Sollevare la propria croce

Chi vuol seguirmi, rinneghi se stesso, prenda la sua croce e mi segua.

Prendere la propria croce per seguirLo!

Questo è quanto la Parola di Dio ci suggerisce questa settimana. Ma quale è il senso di quest’affermazione? A cosa si riferiva Gesù e cosa significa per l’uomo di oggi?

 Lo scrittore sacro usa il termine sollevare. Il rimando è  al momento in cui il condannato doveva sollevare da terra il patibulum, il pezzo di legno che veniva poi incastrato sullo stipes, e caricarselo sulle spalle. Successivamente usciva dal tribunale e percorreva le vie della città per arrivare al luogo deputato all’esecuzione; durante il tragitto la gente aveva l’obbligo di insultarlo, malmenarlo, sputargli addosso: era il rifiuto, il disonore, lo scandalo della città. Da quel momento la sua vita si identificava con lo strumento di condanna: la croce e il condannato erano un tutt’uno in una simbiosi simbolica indiscutibile. (Lo stesso processo di simbiosi si è avuto, fin dai primi momenti dell’era cristiana per Cristo: la croce, non rappresentava solo lo strumento di tortura del Figlio di Dio ma la sua stessa persona ed il suo messaggio).

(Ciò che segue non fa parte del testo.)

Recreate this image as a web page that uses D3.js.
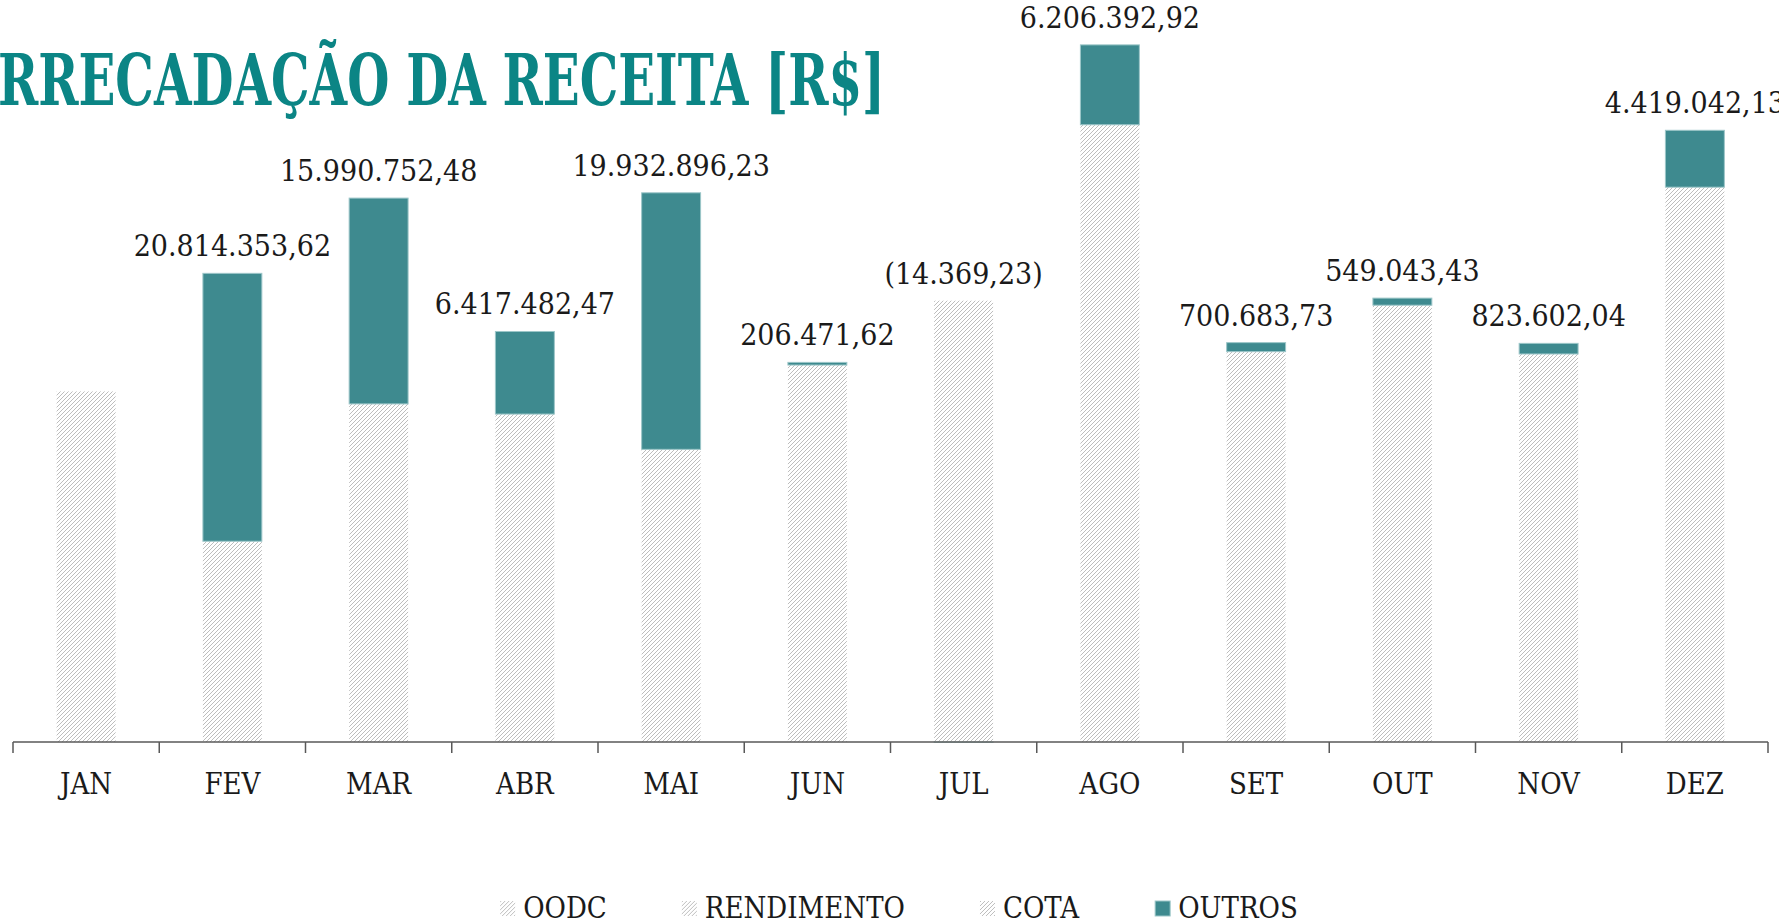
<!DOCTYPE html>
<html>
<head>
<meta charset="utf-8">
<script src="https://cdn.jsdelivr.net/npm/d3@7"></script>
<style>
  body { margin: 0; background: #fff; overflow: hidden; }
  svg { display: block; }
</style>
</head>
<body>
<div id="main"></div>
<script>
// ---------------- data -----------------//

let months = ["JAN", "FEV", "MAR", "ABR", "MAI", "JUN", "JUL", "AGO", "SET", "OUT", "NOV", "DEZ"];

// OODC + RENDIMENTO + COTA share the same hatch, so only their sum can be read
let hatchedTotal = [27240000, 15600000, 26270000, 25480000, 22740000, 29290000,
  34290000, 47960000, 30330000, 33940000, 30150000, 43110000];

// OUTROS (the labelled values)
let outros = [null, 20814353.62, 15990752.48, 6417482.47, 19932896.23, 206471.62,
  -14369.23, 6206392.92, 700683.73, 549043.43, 823602.04, 4419042.13];

let legendNames = ["OODC", "RENDIMENTO", "COTA", "OUTROS"];
let titleText = "ARRECADAÇÃO DA RECEITA [R$]";

// ---------------- formatting vars -----------------//

let width = 1779;
let height = 923;
let baseline = 742;
let teal = "#3e8a8f";
let font = "'DejaVu Serif Condensed', 'DejaVu Serif', serif";

let locale = d3.formatLocale({decimal: ",", thousands: ".", grouping: [3], currency: ["R$", ""]});
let fmt = locale.format(",.2f");
let fmtLabel = v => v < 0 ? "(" + fmt(-v) + ")" : fmt(v);

let svg = d3.select("#main")
  .append("svg")
  .attr("width", width)
  .attr("height", height)
  .style("font-family", font);

let defs = svg.append("defs");
let hatch = defs.append("pattern")
  .attr("id", "hatch")
  .attr("patternUnits", "userSpaceOnUse")
  .attr("width", 4)
  .attr("height", 4);
hatch.append("rect").attr("width", 4).attr("height", 4).attr("fill", "#fff");
hatch.append("path")
  .attr("d", "M-1,1 l2,-2 M0,4 l4,-4 M3,5 l2,-2")
  .attr("stroke", "#bdbdbd")
  .attr("stroke-width", 1);

// ---------------- scales -----------------//

let x = d3.scaleBand()
  .domain(months)
  .range([13, 1768])
  .paddingInner(0.597)
  .paddingOuter(0.2985);

let y = d3.scaleLinear()
  .domain([0, 55000000])
  .range([baseline, baseline - 55000000 / 77700]);

let rows = months.map((m, i) => ({month: m, base: hatchedTotal[i], outros: outros[i] || 0}));
let stacked = d3.stack()
  .keys(["base", "outros"])
  .offset(d3.stackOffsetDiverging)(rows);

// ---------------- title -----------------//

let title = svg.append("text")
  .attr("y", 105)
  .attr("fill", "#0b8585")
  .attr("font-weight", "bold")
  .attr("font-size", 71)
  .text(titleText);

// squeeze the title so the first "R" sits at the left edge and "]" ends at 885
let fullLen = title.node().getComputedTextLength();
let tmp = svg.append("text").attr("font-weight", "bold").attr("font-size", 71).text("A");
let aLen = tmp.node().getComputedTextLength();
tmp.remove();
let s = (885 + 2) / (fullLen - aLen);
title.attr("x", -2 - aLen * s)
  .attr("textLength", fullLen * s)
  .attr("lengthAdjust", "spacingAndGlyphs");

// ---------------- bars -----------------//

svg.selectAll(".series")
  .data(stacked)
  .join("g")
  .attr("class", "series")
  .each(function(layer) {
    d3.select(this).selectAll("rect")
      .data(layer.filter(d => layer.key === "base" || d.data.outros !== 0))
      .join("rect")
      .attr("x", d => x(d.data.month))
      .attr("width", x.bandwidth())
      .attr("y", d => y(Math.max(d[0], d[1])))
      .attr("height", d => Math.abs(y(d[0]) - y(d[1])))
      .attr("fill", layer.key === "base" ? "url(#hatch)" : teal)
      .attr("stroke", layer.key === "base" ? "none" : "#9cc6c8")
      .attr("stroke-width", 1);
  });

// value labels above each stack
svg.selectAll(".value")
  .data(rows.filter(d => d.outros !== 0))
  .join("text")
  .attr("class", "value")
  .attr("x", d => x(d.month) + x.bandwidth() / 2)
  .attr("y", d => y(d.base + Math.max(0, d.outros)) - 17)
  .attr("text-anchor", "middle")
  .attr("font-size", 30)
  .attr("fill", "#1a1a1a")
  .text(d => fmtLabel(d.outros));

// ---------------- axis -----------------//

let axis = svg.append("g")
  .attr("transform", `translate(0, ${baseline})`);

axis.append("line")
  .attr("x1", 13).attr("x2", 1768)
  .attr("stroke", "#595959").attr("stroke-width", 1.5);

axis.selectAll(".tick-mark")
  .data(d3.range(months.length + 1))
  .join("line")
  .attr("class", "tick-mark")
  .attr("x1", i => 13 + i * x.step())
  .attr("x2", i => 13 + i * x.step())
  .attr("y1", 0).attr("y2", 11)
  .attr("stroke", "#595959").attr("stroke-width", 1.5);

axis.selectAll(".month")
  .data(months)
  .join("text")
  .attr("class", "month")
  .attr("x", d => x(d) + x.bandwidth() / 2)
  .attr("y", 52)
  .attr("text-anchor", "middle")
  .attr("font-size", 29)
  .attr("fill", "#1a1a1a")
  .text(d => d);

// ---------------- legend -----------------//

let legend = svg.append("g").attr("transform", "translate(0, 918)");
let items = legend.selectAll(".item")
  .data(legendNames)
  .join("g")
  .attr("class", "item");

items.append("rect")
  .attr("y", -17)
  .attr("width", 15)
  .attr("height", 15)
  .attr("fill", d => d === "OUTROS" ? teal : "url(#hatch)")
  .attr("stroke", d => d === "OUTROS" ? "#9cc6c8" : "none");

items.append("text")
  .attr("x", 23)
  .attr("font-size", 29)
  .attr("fill", "#1a1a1a")
  .text(d => d);

// lay the entries out one after another, centred near the chart middle
let widths = [];
items.each(function() { widths.push(this.getBBox().width); });
let gap = 75;
let total = d3.sum(widths) + gap * (widths.length - 1);
let cursor = 899 - total / 2;
items.attr("transform", (d, i) => {
  let t = `translate(${cursor}, 0)`;
  cursor += widths[i] + gap;
  return t;
});
</script>
</body>
</html>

‘Sollevare la croce’ significa quindi sollevare la propria vita, la propria persona, nella molteplicità delle sue dimensioni e dirigersi verso Cristo.

Chi vuol seguirmi, rinneghi se stesso, prenda la sua croce e mi segua.

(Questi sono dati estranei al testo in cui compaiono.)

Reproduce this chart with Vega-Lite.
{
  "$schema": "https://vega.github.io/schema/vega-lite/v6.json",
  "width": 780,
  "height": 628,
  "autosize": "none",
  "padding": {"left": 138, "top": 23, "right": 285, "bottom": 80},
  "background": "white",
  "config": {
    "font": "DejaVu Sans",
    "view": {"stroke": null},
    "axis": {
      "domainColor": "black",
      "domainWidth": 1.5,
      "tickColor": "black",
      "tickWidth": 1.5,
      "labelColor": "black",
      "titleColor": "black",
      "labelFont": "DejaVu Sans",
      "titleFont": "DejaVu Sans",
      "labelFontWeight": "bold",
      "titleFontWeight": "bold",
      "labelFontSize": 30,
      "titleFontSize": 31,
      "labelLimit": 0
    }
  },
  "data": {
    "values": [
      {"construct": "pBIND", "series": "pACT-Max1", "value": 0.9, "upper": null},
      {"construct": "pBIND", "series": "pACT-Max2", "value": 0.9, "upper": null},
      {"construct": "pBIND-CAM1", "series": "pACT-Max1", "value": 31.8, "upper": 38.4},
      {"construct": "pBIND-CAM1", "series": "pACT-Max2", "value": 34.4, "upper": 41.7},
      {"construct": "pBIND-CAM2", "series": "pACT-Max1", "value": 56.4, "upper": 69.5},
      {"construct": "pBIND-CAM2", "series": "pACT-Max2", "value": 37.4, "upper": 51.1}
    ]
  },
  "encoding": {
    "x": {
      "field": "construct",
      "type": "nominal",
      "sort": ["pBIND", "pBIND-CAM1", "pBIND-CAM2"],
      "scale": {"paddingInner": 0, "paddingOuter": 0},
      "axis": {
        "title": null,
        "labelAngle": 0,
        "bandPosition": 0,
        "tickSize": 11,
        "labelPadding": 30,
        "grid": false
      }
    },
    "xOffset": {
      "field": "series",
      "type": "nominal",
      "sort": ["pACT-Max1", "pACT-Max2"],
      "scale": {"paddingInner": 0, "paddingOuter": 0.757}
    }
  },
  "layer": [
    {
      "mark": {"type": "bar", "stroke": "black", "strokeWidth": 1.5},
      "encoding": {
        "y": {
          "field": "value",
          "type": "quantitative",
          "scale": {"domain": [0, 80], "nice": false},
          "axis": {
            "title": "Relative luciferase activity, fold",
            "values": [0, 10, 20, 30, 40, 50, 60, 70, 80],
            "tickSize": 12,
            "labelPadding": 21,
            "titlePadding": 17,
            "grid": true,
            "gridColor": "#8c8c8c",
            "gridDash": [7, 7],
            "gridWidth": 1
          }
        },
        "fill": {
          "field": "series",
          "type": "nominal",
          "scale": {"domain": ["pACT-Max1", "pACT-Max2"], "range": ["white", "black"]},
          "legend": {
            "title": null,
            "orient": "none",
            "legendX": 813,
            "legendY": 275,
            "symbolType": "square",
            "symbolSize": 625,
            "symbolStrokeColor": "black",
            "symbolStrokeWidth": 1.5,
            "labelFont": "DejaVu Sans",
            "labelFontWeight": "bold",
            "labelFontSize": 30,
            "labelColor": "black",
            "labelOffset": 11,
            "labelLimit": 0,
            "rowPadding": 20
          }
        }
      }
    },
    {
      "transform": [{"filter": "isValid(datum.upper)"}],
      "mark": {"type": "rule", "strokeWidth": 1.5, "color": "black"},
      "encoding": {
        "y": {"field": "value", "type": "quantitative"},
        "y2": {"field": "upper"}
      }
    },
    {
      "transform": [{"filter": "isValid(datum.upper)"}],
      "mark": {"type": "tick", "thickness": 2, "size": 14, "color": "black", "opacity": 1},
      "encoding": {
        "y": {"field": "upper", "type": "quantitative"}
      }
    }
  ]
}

In verità fin dall’antichità più remota la croce è uno dei simboli più importanti. In una molteplicità di valenze essa racchiude un unico significato: la volontà del soggetto a relazionarsi. Essa ha una funzione di sintesi, di mediazione, di comunicazione muovendosi sia in modo centrifugo, verso l’esterno, che in modo centripedo, verso l’interno. In una battuta che può sembrare banale possiamo dire che la croce unisce il cielo e la terra, il tempo e lo spazio.

Un concetto del genere possiamo approfondirlo con un’opera di Salvator Dalì, Croce nucleare, un olio si tela del 1952.

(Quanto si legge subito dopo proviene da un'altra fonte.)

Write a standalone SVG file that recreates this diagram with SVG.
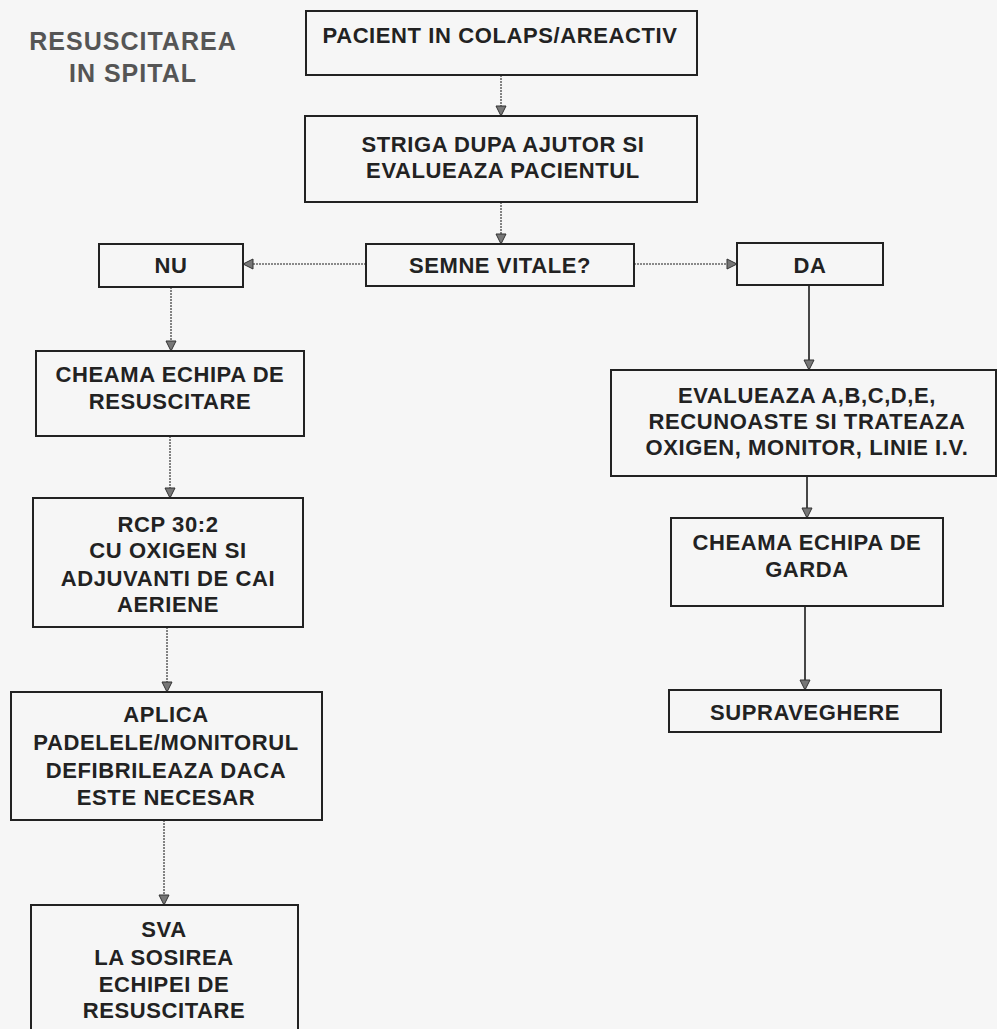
<svg xmlns="http://www.w3.org/2000/svg" width="997" height="1029" viewBox="0 0 997 1029">
<style>
.box{fill:none;stroke:#222;stroke-width:2}
.t{font-family:"Liberation Sans",Arial,sans-serif;font-weight:bold;font-size:22px;letter-spacing:0.6px;fill:#222;text-anchor:middle}
.title{font-family:"Liberation Sans",Arial,sans-serif;font-weight:bold;font-size:25px;fill:#555;text-anchor:middle;letter-spacing:1px}
.c1{stroke:#666;stroke-width:1.6;fill:none;stroke-dasharray:2 1}
.c2{stroke:#333;stroke-width:1.8;fill:none}
</style>
<defs>
<marker id="ah" markerWidth="12" markerHeight="12" refX="11" refY="6" orient="auto" markerUnits="userSpaceOnUse">
<path d="M1,1 L11,6 L1,11 Z" fill="#777" stroke="#333" stroke-width="1"/>
</marker>
</defs>
<rect width="997" height="1029" fill="#f6f6f6"/>
<g id="title">
<text class="title" x="133" y="50">RESUSCITAREA</text>
<text class="title" x="133" y="82">IN SPITAL</text>
</g>
<g id="connectors">
<line class="c1" x1="501" y1="75" x2="501" y2="116" marker-end="url(#ah)"/>
<line class="c1" x1="501" y1="202" x2="501" y2="244" marker-end="url(#ah)"/>
<line class="c1" x1="366" y1="264" x2="243" y2="264" marker-end="url(#ah)"/>
<line class="c1" x1="634" y1="264" x2="737" y2="264" marker-end="url(#ah)"/>
<line class="c1" x1="171" y1="287" x2="171" y2="351" marker-end="url(#ah)"/>
<line class="c1" x1="170" y1="436" x2="170" y2="498" marker-end="url(#ah)"/>
<line class="c1" x1="167" y1="627" x2="167" y2="692" marker-end="url(#ah)"/>
<line class="c1" x1="164" y1="820" x2="164" y2="905" marker-end="url(#ah)"/>
<line class="c2" x1="809" y1="285" x2="809" y2="370" marker-end="url(#ah)"/>
<line class="c2" x1="807" y1="476" x2="807" y2="518" marker-end="url(#ah)"/>
<line class="c2" x1="805" y1="606" x2="805" y2="690" marker-end="url(#ah)"/>
</g>
<g id="n1">
<rect class="box" x="306" y="11" width="391" height="64"/>
<text class="t" x="500" y="43">PACIENT IN COLAPS/AREACTIV</text>
</g>
<g id="n2">
<rect class="box" x="305" y="116" width="392" height="86"/>
<text class="t" x="503" y="152">STRIGA DUPA AJUTOR SI</text>
<text class="t" x="503" y="178">EVALUEAZA PACIENTUL</text>
</g>
<g id="n3">
<rect class="box" x="366" y="244" width="268" height="42"/>
<text class="t" x="500" y="273">SEMNE VITALE?</text>
</g>
<g id="nu">
<rect class="box" x="99" y="244" width="144" height="43"/>
<text class="t" x="171" y="273">NU</text>
</g>
<g id="da">
<rect class="box" x="737" y="243" width="146" height="42"/>
<text class="t" x="810" y="273">DA</text>
</g>
<g id="n4">
<rect class="box" x="36" y="351" width="268" height="85"/>
<text class="t" x="170" y="382">CHEAMA ECHIPA DE</text>
<text class="t" x="170" y="409">RESUSCITARE</text>
</g>
<g id="n5">
<rect class="box" x="33" y="498" width="270" height="129"/>
<text class="t" x="168" y="532">RCP 30:2</text>
<text class="t" x="168" y="558">CU OXIGEN SI</text>
<text class="t" x="168" y="586">ADJUVANTI DE CAI</text>
<text class="t" x="168" y="612">AERIENE</text>
</g>
<g id="n6">
<rect class="box" x="11" y="692" width="311" height="128"/>
<text class="t" x="166" y="722">APLICA</text>
<text class="t" x="166" y="750">PADELELE/MONITORUL</text>
<text class="t" x="166" y="778">DEFIBRILEAZA DACA</text>
<text class="t" x="166" y="805">ESTE NECESAR</text>
</g>
<g id="n7">
<rect class="box" x="31" y="905" width="267" height="140"/>
<text class="t" x="164" y="937">SVA</text>
<text class="t" x="164" y="965">LA SOSIREA</text>
<text class="t" x="164" y="992">ECHIPEI DE</text>
<text class="t" x="164" y="1018">RESUSCITARE</text>
</g>
<g id="n8">
<rect class="box" x="611" y="370" width="385" height="106"/>
<text class="t" x="807" y="403">EVALUEAZA A,B,C,D,E,</text>
<text class="t" x="807" y="429">RECUNOASTE SI TRATEAZA</text>
<text class="t" x="807" y="455">OXIGEN, MONITOR, LINIE I.V.</text>
</g>
<g id="n9">
<rect class="box" x="671" y="518" width="272" height="88"/>
<text class="t" x="807" y="550">CHEAMA ECHIPA DE</text>
<text class="t" x="807" y="577">GARDA</text>
</g>
<g id="n10">
<rect class="box" x="669" y="690" width="272" height="42"/>
<text class="t" x="805" y="720">SUPRAVEGHERE</text>
</g>
</svg>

L’opera risale al periodo della ‘mistica nucleare’ dell’artista, quando cerca di sintetizzare l’iconografia cristiana in opere che esprimono il senso della disintegrazione causata dalla bomba atomica. Pur non create con una intenzionalità liturgica sono  opere di intensa  religiosità.

Il quadro raffigura un ostensorio a forma di croce, esposto su un altare ricoperto da un corporale preziosamente ricamato d’oro ma liso. Indica una sacralità ferita. Le braccia che formano la croce sono composte da una serie di cubi, figura geometrica considerata, dall’artista, la forma perfetta. In uno sfondo piattamente nero, in cui non c’è più alcun riferimento, non più alto o basso, non più tempo o spazio, sono proprio le braccia della croce cubica a  creare un movimento che dal centro si irradia verso l’esterno, in tutte le direzioni, ma che poi al centro ritorna. Al centro l’Eucarestia, simbolicamente raffigurata da un nucleo atomico: il microcosmo. In tale impianto figurativo sembrano echeggiare le parole dell’artista:“Il cielo non si trova né in basso né in alto, né a destra né a sinistra. Il cielo si trova esattamente nel centro del petto dell’uomo che possiede la fede.”

Ecco, sollevare la propria croce significa prendere la propria esistenza e dirigersi verso Colui che diventa fuoco di riferimento che ritma il nostro tempo, i nostri spazi, i nostri luoghi.